Após retornar ao Canadá, Watson compartilhou seus dados capturados com Villeneuve e os dois usaram uma segunda ferramenta para analisar as informações. Eles carregaram os dados num programa de visualização oferecido ao grupo pela Palantir Technologies, uma empresa de software com um programa que permite a “fusão” de grandes grupos de dados para buscar correlações e ligações – que de outra forma passariam despercebidas.

A empresa foi fundada há vários anos por um grupo de tecnólogos pioneiros em técnicas de detecção de fraudes no PayPal, a empresa de pagamentos online do Vale do Silício. A Palantir desenvolveu uma ferramenta de reconhecimento de padrões que é usada por agências do governo e empresas financeiras. Os pesquisadores do Citizen Lab simplesmente a modificaram para adicionar funcionalidades específicas para dados de internet.

Villeneuve estava usando este software para visualizar arquivos de dados num porão da Universidade de Toronto quando percebeu uma série de 22 caracteres, aparentemente inócua, mas intrigante, recorrente em diferentes arquivos.

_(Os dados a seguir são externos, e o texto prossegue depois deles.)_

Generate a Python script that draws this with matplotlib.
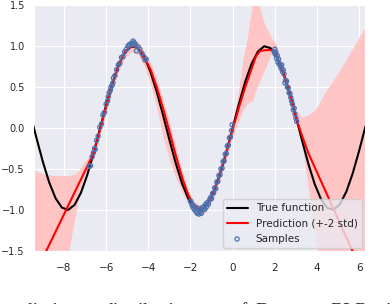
import matplotlib
matplotlib.use("Agg")
import matplotlib.pyplot as plt
import seaborn as sns

# true function
true_x = [-9.6, -9.3, -9.0, -8.7, -8.4, -8.1, -7.8, -7.5, -7.2, -6.9, -6.6, -6.3,
          -6.0, -5.7, -5.4, -5.1, -4.8, -4.5, -4.2, -3.9, -3.6, -3.3, -3.0, -2.7,
          -2.4, -2.1, -1.8, -1.5, -1.2, -0.9, -0.6, -0.3, 0.0, 0.3, 0.6, 0.9,
          1.2, 1.5, 1.8, 2.1, 2.4, 2.7, 3.0, 3.3, 3.6, 3.9, 4.2, 4.5,
          4.8, 5.1, 5.4, 5.7, 6.0, 6.3]
true_y = [0.174, -0.124, -0.412, -0.663, -0.855, -0.970, -0.999, -0.938, -0.794, -0.578, -0.312, -0.017,
          0.279, 0.551, 0.773, 0.926, 0.996, 0.978, 0.872, 0.688, 0.443, 0.158, -0.141, -0.427,
          -0.675, -0.863, -0.974, -0.997, -0.932, -0.783, -0.565, -0.296, 0.0, 0.296, 0.565, 0.783,
          0.932, 0.997, 0.974, 0.863, 0.675, 0.427, 0.141, -0.158, -0.443, -0.688, -0.872, -0.978,
          -0.996, -0.926, -0.773, -0.551, -0.279, 0.017]

# prediction mean (red)
pred_x = [-9.5, -6.9, -6.6, -6.3, -6.0, -5.7, -5.4, -5.1, -4.8, -4.5, -4.2, -3.9,
          -3.6, -3.3, -3.0, -2.7, -2.4, -2.1, -1.8, -1.5, -1.2, -0.9, -0.6, -0.3,
          0.0, 0.3, 0.6, 0.9, 1.1, 1.3, 1.6, 1.9, 2.1, 2.4, 2.7, 3.0, 3.3, 3.6, 6.3]
pred_y = [-1.85, -0.47, -0.31, -0.03, 0.26, 0.54, 0.77, 0.93, 1.0, 0.98, 0.86, 0.72,
          0.5, 0.24, -0.04, -0.33, -0.6, -0.82, -0.96, -1.0, -0.93, -0.78, -0.56, -0.3,
          -0.02, 0.25, 0.5, 0.72, 0.87, 0.94, 0.95, 0.95, 0.88, 0.68, 0.43, 0.13, -0.1, -0.31, -1.85]

# +-2 std band
band_x = [-9.5, -9.0, -8.5, -8.0, -7.8, -7.6, -7.4, -7.2, -7.0, -6.9, -6.6, -6.3,
          -6.0, -5.7, -5.4, -5.1, -4.8, -4.5, -4.2, -3.9, -3.6, -3.3, -3.0, -2.7,
          -2.4, -2.1, -1.8, -1.5, -1.2, -0.9, -0.6, -0.3, 0.0, 0.25, 0.5, 0.7,
          0.95, 1.1, 1.25, 1.5, 1.85, 2.1, 2.4, 2.7, 3.0, 3.3, 3.6, 3.9,
          4.05, 4.4, 5.2, 6.3]
band_hi = [-0.50, -0.56, -0.58, -0.58, -0.58, -0.57, -0.55, -0.48, -0.40, -0.38, -0.22, 0.04,
           0.33, 0.60, 0.83, 1.00, 1.08, 1.06, 0.93, 0.80, 0.60, 0.35, 0.08, -0.22,
           -0.52, -0.76, -0.90, -0.95, -0.88, -0.72, -0.50, -0.24, 0.04, 0.40, 0.85, 1.10,
           1.55, 1.60, 1.50, 1.28, 1.10, 1.00, 0.74, 0.50, 0.22, 0.13, 0.16, 0.22,
           0.28, 0.44, 0.75, 1.24]
band_lo = [-1.70, -1.70, -1.70, -1.70, -1.55, -1.25, -0.98, -0.72, -0.55, -0.52, -0.38, -0.10,
           0.19, 0.47, 0.70, 0.86, 0.93, 0.90, 0.76, 0.55, 0.25, -0.10, -0.38, -0.60,
           -0.78, -0.93, -1.04, -1.07, -1.00, -0.85, -0.63, -0.37, -0.10, 0.06, 0.22, 0.30,
           0.34, 0.45, 0.55, 0.70, 0.91, 0.84, 0.62, 0.36, 0.06, -0.20, -0.75, -1.30,
           -1.55, -1.70, -1.70, -1.70]

# training samples
samp_x = [-6.8, -6.74, -6.66, -6.6, -6.55, -6.52, -6.45, -6.38, -6.3, -6.22, -6.15, -6.08,
          -6.0, -5.93, -5.9, -5.86, -5.8, -5.77, -5.72, -5.68, -5.65, -5.58, -5.5, -5.42,
          -5.35, -5.27, -5.2, -5.12, -5.04, -4.96, -4.92, -4.88, -4.8, -4.76, -4.72, -4.68,
          -4.64, -4.6, -4.56, -4.48, -4.4, -4.3, -4.22, -4.15, -4.1,
          -2.0, -1.96, -1.92, -1.88, -1.84, -1.8, -1.76, -1.72, -1.68, -1.64, -1.6, -1.56,
          -1.52, -1.48, -1.44, -1.4, -1.36, -1.32, -1.28, -1.24, -1.2, -1.15, -1.1, -1.05,
          -1.0, -0.95, -0.9, -0.85, -0.8, -0.75, -0.7, -0.65, -0.6, -0.55, -0.5, -0.45,
          -0.4, -0.35, -0.3, -0.25, -0.2, -0.15, -0.1, -0.05, -0.02,
          1.98, 2.0, 2.02, 2.05, 2.08, 2.12, 2.15, 2.18, 2.22, 2.26, 2.3, 2.33,
          2.36, 2.4, 2.44, 2.48, 2.52, 2.56, 2.6, 2.64, 2.68, 2.72, 2.76, 2.8,
          2.84, 2.88, 2.92, 2.96, 3.0, 3.04]
samp_y = [-0.47, -0.46, -0.35, -0.30, -0.25, -0.26, -0.15, -0.10, 0.01, 0.05, 0.16, 0.19,
          0.29, 0.33, 0.38, 0.43, 0.46, 0.50, 0.52, 0.55, 0.61, 0.64, 0.71, 0.77,
          0.79, 0.86, 0.87, 0.93, 0.96, 1.00, 1.01, 1.02, 1.03, 1.02, 1.06, 1.04,
          1.03, 1.01, 0.94, 0.99, 0.96, 0.91, 0.87, 0.83, 0.84,
          -0.89, -0.91, -0.94, -0.97, -0.95, -1.00, -0.97, -1.02, -1.04, -0.98, -1.05, -1.03,
          -1.00, -1.04, -0.97, -1.00, -0.96, -0.99, -0.93, -0.96, -0.91, -0.93, -0.88, -0.85,
          -0.86, -0.80, -0.79, -0.73, -0.74, -0.66, -0.65, -0.58, -0.57, -0.50, -0.49, -0.41,
          -0.40, -0.32, -0.31, -0.22, -0.21, -0.12, -0.11, -0.03, 0.04,
          0.93, 0.96, 0.90, 0.92, 0.85, 0.88, 0.80, 0.84, 0.78, 0.76, 0.73, 0.77,
          0.69, 0.71, 0.66, 0.55, 0.58, 0.57, 0.50, 0.49, 0.43, 0.42, 0.37, 0.33,
          0.29, 0.22, 0.24, 0.17, 0.12, 0.08]

x_lim = (-9.42, 6.28)
y_lim = (-1.5, 1.5)
x_ticks = [-8, -6, -4, -2, 0, 2, 4, 6]
y_ticks = [-1.5, -1.0, -0.5, 0.0, 0.5, 1.0, 1.5]

# caption words under the figure (cut off by the page)
caption_words = ["predictive", "distribution", "of", "Deep", "BLR", "in"]
caption_px = [-1, 103, 231, 255, 330, 386]

sns.set_style("darkgrid")
plt.rcParams["font.family"] = ["DejaVu Sans"]

fig = plt.figure(figsize=(3.92, 3.04), dpi=100)
ax = fig.add_axes([34 / 392, 53 / 304, 331 / 392, 246 / 304])

ax.fill_between(band_x, band_lo, band_hi, color="#ffc4c4", lw=0, zorder=1)
ax.plot(true_x, true_y, color="black", lw=1.5, label="True function", zorder=3)
ax.plot(pred_x, pred_y, color="red", lw=1.5, label="Prediction (+-2 std)", zorder=4)
ax.scatter(samp_x, samp_y, s=9, facecolors="none", edgecolors="#4c72b0",
           linewidths=0.9, label="Samples", zorder=5)

ax.set_xlim(*x_lim)
ax.set_ylim(*y_lim)
ax.set_xticks(x_ticks)
ax.set_yticks(y_ticks)
ax.tick_params(axis="x", length=0, labelsize=7.5, colors="0.15", pad=8.5)
ax.tick_params(axis="y", length=0, labelsize=7, colors="0.15", pad=6.5)

leg = ax.legend(loc="lower right", fontsize=7.5, borderaxespad=0.3)

for w, px in zip(caption_words, caption_px):
    fig.text(px / 392, -0.04, w, family="Liberation Serif", fontsize=14,
             ha="left", va="baseline")

fig.savefig("out.png", dpi=100)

Num palpite, ele digitou o grupo no mecanismo de busca do Google e foi instantaneamente redirecionado a arquivos similares, armazenados num enorme sistema de vigilância computadorizada localizado na Ilha de Hainan, na costa da China. Os arquivos tibetanos estavam sendo copiados para esses computadores.
Os pesquisadores não conseguiram determinar com segurança quem controlava o sistema. Ele pode ser uma criação de supostos hackers patriotas, ativistas independentes na China com ações alinhadas, porém independentes às do governo. Poderia também ter sido criado e administrado por espiões virtuais de um terceiro país.

Realmente, a descoberta levantou tantas questões quanto respondeu. Por que o poderoso sistema de espionagem não era protegido por senha, uma fraqueza que facilitou o trabalho de Villeneuve em descobrir seu funcionamento? Por que, entre os mais de 1.200 computadores comprometidos, representando 103 países, não havia um só sistema do governo dos Estados Unidos? Essas dúvidas permanecem.

Pensando fora da rede

A criminalística cibernética apresenta imensos desafios técnicos, complicados pelo fato de que internet expande facilmente as fronteiras de qualquer governo. É possível para um criminoso, por exemplo, ocultar suas atividades conectando-se a um computador-alvo através de uma série de terminais inocentes, cada um conectado à internet em diferentes continentes. Isso torna as investigações da lei trabalhosas ou até mesmo impossíveis.

A questão mais preocupante enfrentada, tanto pela lei quanto por outros investigadores do espaço cibernético, é esse problema da “atribuição”. O famoso cartum da revista New Yorker, onde um cachorro, sentado sobre um teclado de computador, aponta a um companheiro e diz, “Na internet, ninguém sabe que você é um cachorro”, não é nenhuma piada para os detetives cibernéticos.

Para lidar com o desafio, os pesquisadores de Toronto estão buscando o que descrevem como uma metodologia de fusão, na qual eles examinam dados da internet no contexto de acontecimentos do mundo real.

“Tivemos um forte palpite de que, para compreender o que acontecia no espaço cibernético, precisávamos coletar dois grupos completamente diferentes de dados”, disse Rohozinski. “Por outro lado, precisávamos também de dados técnicos gerados de arquivos de anotações da internet. O outro componente é tentar compreender o que está acontecendo no mundo virtual entrevistando pessoas, e entendendo como as instituições funcionam”.

Investigadores virtuais veteranos concordam que os melhores detetives de dados precisam ir além da internet. Eles podem até precisar usar luvas de couro.

“Não podemos ficar míopes acerca de nossas ferramentas”, disse Kent Anderson, investigador de segurança e membro do comitê de gerenciamento de segurança da Associação de Controle e Auditoria de Sistemas de Informações. “Eu constantemente me deparo com bons tecnólogos. Eles sabem como usar os softwares, mas não compreendem como suas ferramentas se encaixam no cenário mais amplo da investigação”.